Government & Politics

Time To Change — And Take The Wooden Nickels

no_pennies
Love ya’, Honest Abe, but pennies stink.

Good for Canada! Pennies suck! You’re next, Nickel!

A bloated deficit. An unbalanced budget. Enormous debt.

It’s an election year, and these are the buzzwords in the air. The United States is $15 trillion dollars in debt, and the hole is getting deeper all the time.

We’ve all heard stories of wasteful government spending. The Department of Defense spent $640 on a toilet seat, and $436 for a hammer. The National Parks Department spent $797,400 on an outhouse. More than $13 billion in Iraq aid has been classified as wasted or stolen, and another $7.8 billion cannot be accounted for.

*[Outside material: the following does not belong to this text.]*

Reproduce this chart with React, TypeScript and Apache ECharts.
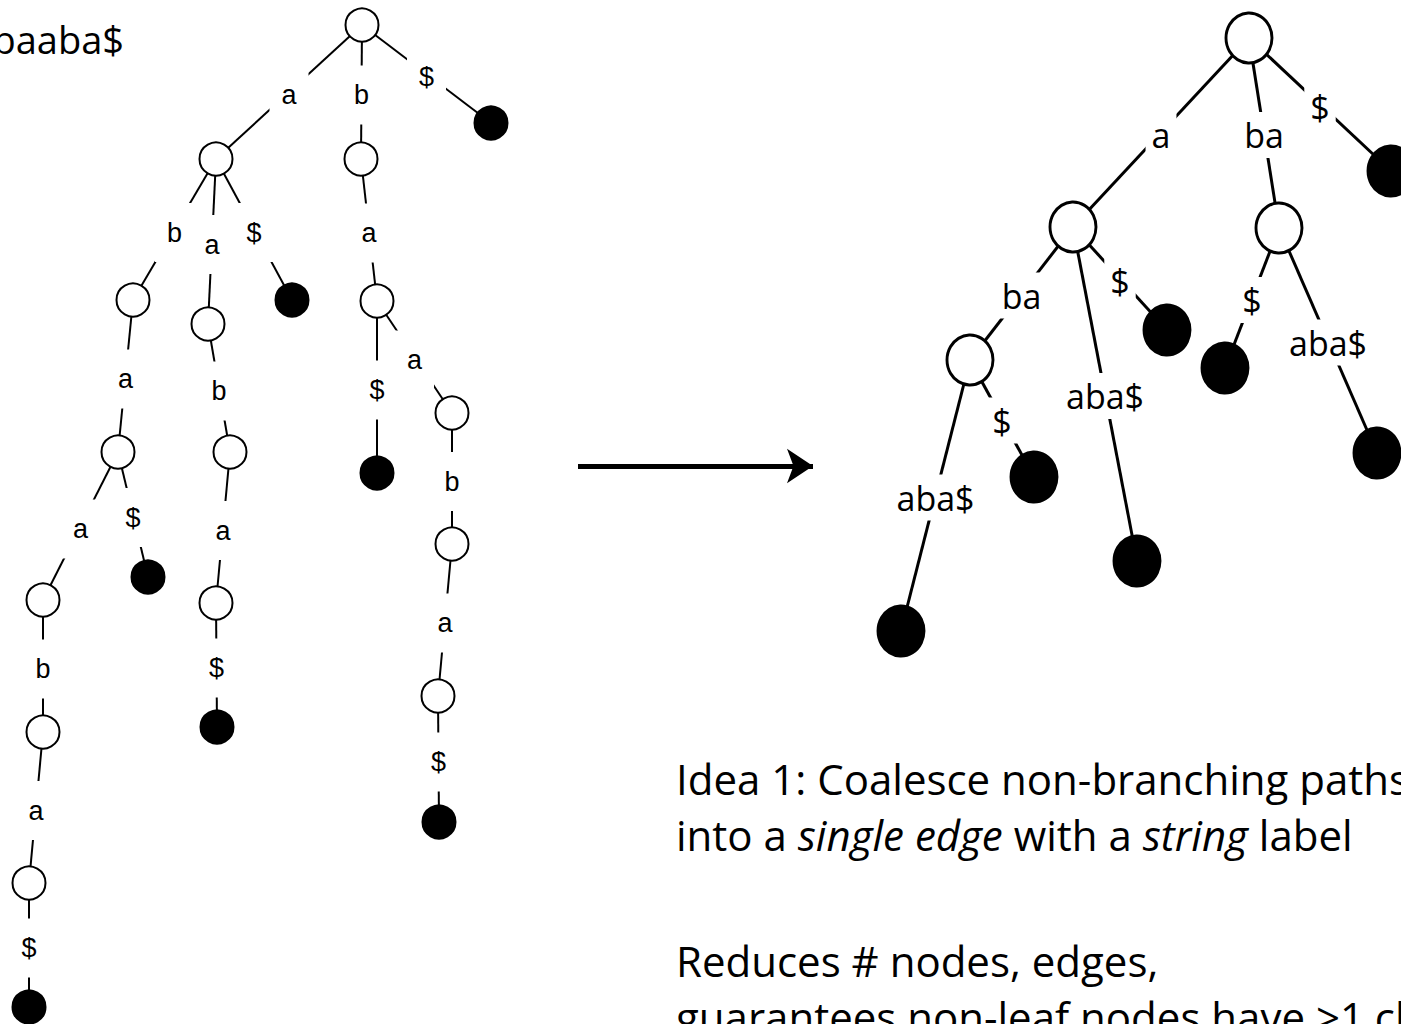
import React, { useEffect, useRef } from "react";
import * as echarts from "echarts";

// Left: suffix trie of T = abaaba$ (node position, parent index, edge label)
const TRIE_X = [362, 216, 361, 491, 133, 208, 292, 377, 118, 43, 148, 43, 29, 29, 230, 216, 217, 377, 452, 452, 438, 439];
const TRIE_Y = [25, 159, 159, 123, 300, 324, 300, 301, 452, 600, 577, 732, 883, 1007, 452, 603, 727, 473, 413, 544, 696, 822];
const TRIE_PARENT = [-1, 0, 0, 0, 1, 1, 1, 2, 4, 8, 8, 9, 11, 12, 5, 14, 15, 7, 7, 18, 19, 20];
const TRIE_LABEL = ["", "a", "b", "$", "b", "a", "$", "a", "a", "a", "$", "b", "a", "$", "b", "a", "$", "$", "a", "b", "a", "$"];

// Right: coalesced tree (suffix tree)
const ST_X = [1249, 1073, 1279, 1391, 970, 1167, 1137, 1225, 1377, 1034, 901];
const ST_Y = [38, 227, 228, 171, 360, 330, 561, 368, 453, 477, 631];
const ST_PARENT = [-1, 0, 0, 0, 1, 1, 1, 2, 2, 4, 4];
const ST_LABEL = ["", "a", "ba", "$", "ba", "$", "aba$", "$", "aba$", "$", "aba$"];

// Arrow between the two trees
const ARROW_X = [578, 813];
const ARROW_Y = [466, 466];

const TITLE_TEXT = "T = abaaba$";
const BODY_LINES = [
  "Idea 1: Coalesce non-branching paths",
  "into a {i|single edge} with a {i|string} label",
  "Reduces # nodes, edges,",
  "guarantees non-leaf nodes have >1 child",
];

function buildTree(prefix: string, xs: number[], ys: number[], parents: number[], size: any, border: number) {
  const hasChild = xs.map((_, i) => parents.includes(i));
  const nodes = xs.map((x, i) => ({
    name: prefix + i,
    value: [x, ys[i]],
    symbolSize: size,
    itemStyle: {
      color: hasChild[i] ? "#ffffff" : "#000000",
      borderColor: "#000000",
      borderWidth: border,
      opacity: 1,
    },
  }));
  const links = parents
    .map((p, i) => (p < 0 ? null : { source: prefix + p, target: prefix + i }))
    .filter(Boolean);
  return { nodes, links };
}

function buildLabels(xs: number[], ys: number[], parents: number[], labels: string[]) {
  const out: any[] = [];
  parents.forEach((p, i) => {
    if (p < 0) return;
    out.push({ name: labels[i], value: [(xs[p] + xs[i]) / 2, (ys[p] + ys[i]) / 2] });
  });
  return out;
}

export default function App() {
  const ref = useRef<HTMLDivElement>(null);
  useEffect(() => {
    document.body.style.margin = "0";
    const chart = echarts.init(ref.current!, null, { renderer: "svg" });
    const trie = buildTree("L", TRIE_X, TRIE_Y, TRIE_PARENT, 33, 2);
    const st = buildTree("R", ST_X, ST_Y, ST_PARENT, [46, 50], 3);
    const trieLabels = buildLabels(TRIE_X, TRIE_Y, TRIE_PARENT, TRIE_LABEL);
    const stLabels = buildLabels(ST_X, ST_Y, ST_PARENT, ST_LABEL);

    const bodyFont = { fontFamily: "Open Sans", fontSize: 42, fill: "#000" };
    const baselines = [793, 849, 975, 1031];

    chart.setOption({
      animation: false,
      backgroundColor: "#ffffff",
      grid: { left: 0, right: 0, top: 0, bottom: 0 },
      xAxis: { type: "value", min: 0, max: 1401, show: false },
      yAxis: { type: "value", min: 0, max: 1024, inverse: true, show: false },
      series: [
        {
          type: "graph",
          coordinateSystem: "cartesian2d",
          layout: "none",
          z: 2,
          data: trie.nodes,
          links: trie.links,
          lineStyle: { color: "#000", width: 2, opacity: 1 },
          label: { show: false },
          emphasis: { disabled: true },
        },
        {
          type: "graph",
          coordinateSystem: "cartesian2d",
          layout: "none",
          z: 2,
          data: st.nodes,
          links: st.links,
          lineStyle: { color: "#000", width: 3, opacity: 1 },
          label: { show: false },
          emphasis: { disabled: true },
        },
        {
          type: "graph",
          coordinateSystem: "cartesian2d",
          layout: "none",
          z: 2,
          data: ARROW_X.map((x, i) => ({ name: "A" + i, value: [x, ARROW_Y[i]], symbolSize: 0 })),
          links: [{ source: "A0", target: "A1" }],
          edgeSymbol: ["none", "arrow"],
          edgeSymbolSize: [0, 26],
          lineStyle: { color: "#000", width: 5, opacity: 1 },
          itemStyle: { color: "#000" },
          label: { show: false },
          emphasis: { disabled: true },
        },
        {
          type: "scatter",
          z: 5,
          symbol: "rect",
          symbolSize: 1,
          itemStyle: { color: "#ffffff", opacity: 1 },
          data: trieLabels,
          label: {
            show: true,
            position: "inside",
            formatter: "{b}",
            fontFamily: "Liberation Sans",
            fontSize: 27,
            color: "#000",
            opacity: 1,
            backgroundColor: "#ffffff",
            padding: [16, 12],
            offset: [0, 3],
          },
          emphasis: { disabled: true },
        },
        {
          type: "scatter",
          z: 5,
          symbol: "rect",
          symbolSize: 1,
          itemStyle: { color: "#ffffff", opacity: 1 },
          data: stLabels,
          label: {
            show: true,
            position: "inside",
            formatter: "{b}",
            fontFamily: "Open Sans",
            fontSize: 34,
            color: "#000",
            opacity: 1,
            backgroundColor: "#ffffff",
            padding: [6, 6],
            offset: [0, 2],
          },
          emphasis: { disabled: true },
        },
      ],
      graphic: [
        {
          type: "text",
          x: 124,
          y: 53 - 14,
          style: {
            text: TITLE_TEXT,
            fontFamily: "Open Sans",
            fontSize: 38,
            fill: "#000",
            align: "right",
            verticalAlign: "middle",
          },
        },
        ...BODY_LINES.map((t, i) => ({
          type: "text",
          x: 676,
          y: baselines[i] - 15,
          style: {
            text: t,
            ...bodyFont,
            align: "left",
            verticalAlign: "middle",
            rich: {
              i: { fontFamily: "Open Sans", fontSize: 42, fontStyle: "italic", fill: "#000" },
            },
          },
        })),
      ],
    });
    return () => chart.dispose();
  }, []);
  return (
    <div
      ref={ref}
      style={{ position: "fixed", left: 0, top: 0, width: 1401, height: 1024, overflow: "hidden", background: "#fff" }}
    />
  );
}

Sometimes wasteful spending takes place on an even grander scale, one so big and obvious, you have to wonder why it wasn’t addressed before.

Penny Wise, Pound Foolish

Enter the lowly penny and the humble nickel.

According to a recent report by the U.S. Mint, it costs 2.4 cents to make one penny in 2011, and about 11.2 cents for each nickel. In short, we’re paying more than double to make these coins than they’re actually worth.

Make sense? No. It doesn’t even make cents!

This waste of money has been going on for years. The U.S. Mint lost $116.7 million making pennies and nickels last year. Since 2006, the government has lost nearly $360 million making small change.

Nickelback Sucks

The Obama Administration recently asked Congress for permission to change the mix of metals that goes into making pennies and nickels, in hopes that a cheaper alternative can be found. The recipe for pennies and nickels hasn’t changed for the last 30 years, even though the Treasury Department has been looking for a cheaper metal blend since 2010.

But for some reason they’ve failed to come up with anything. Why? How about going back to steel pennies like they did during World War II? What about tin, plastic, or a copper-plated chunk of compressed sawdust? How about anything that costs less than a penny to make! (Or five cents, in the case of nickels.) It shouldn’t be that hard to do. Maybe the old adage is wrong—we should take (and make) wooden nickels!

Meanwhile, the treasury has a 1.4 billion surplus in presidential dollar coins that have yet to be circulated. In fact, these coins will probably never be circulated. The dollar coins, which are similar in size to quarters, were unpopular with consumers and business owners, so last year the U.S. Mint stopped making them. Yet another costly failure.

I’m a good American, and I want to help my government any way I can. So I’ll make this offer to the U.S. Treasury: I’ll sell my pennies back to you for two cents each, and I’ll let you have my nickels for ten cents apiece. That’s a bargain! I’m sure many Americans would be willing do the same!

(Shhh! Based on past decisions, I think they might go for it!)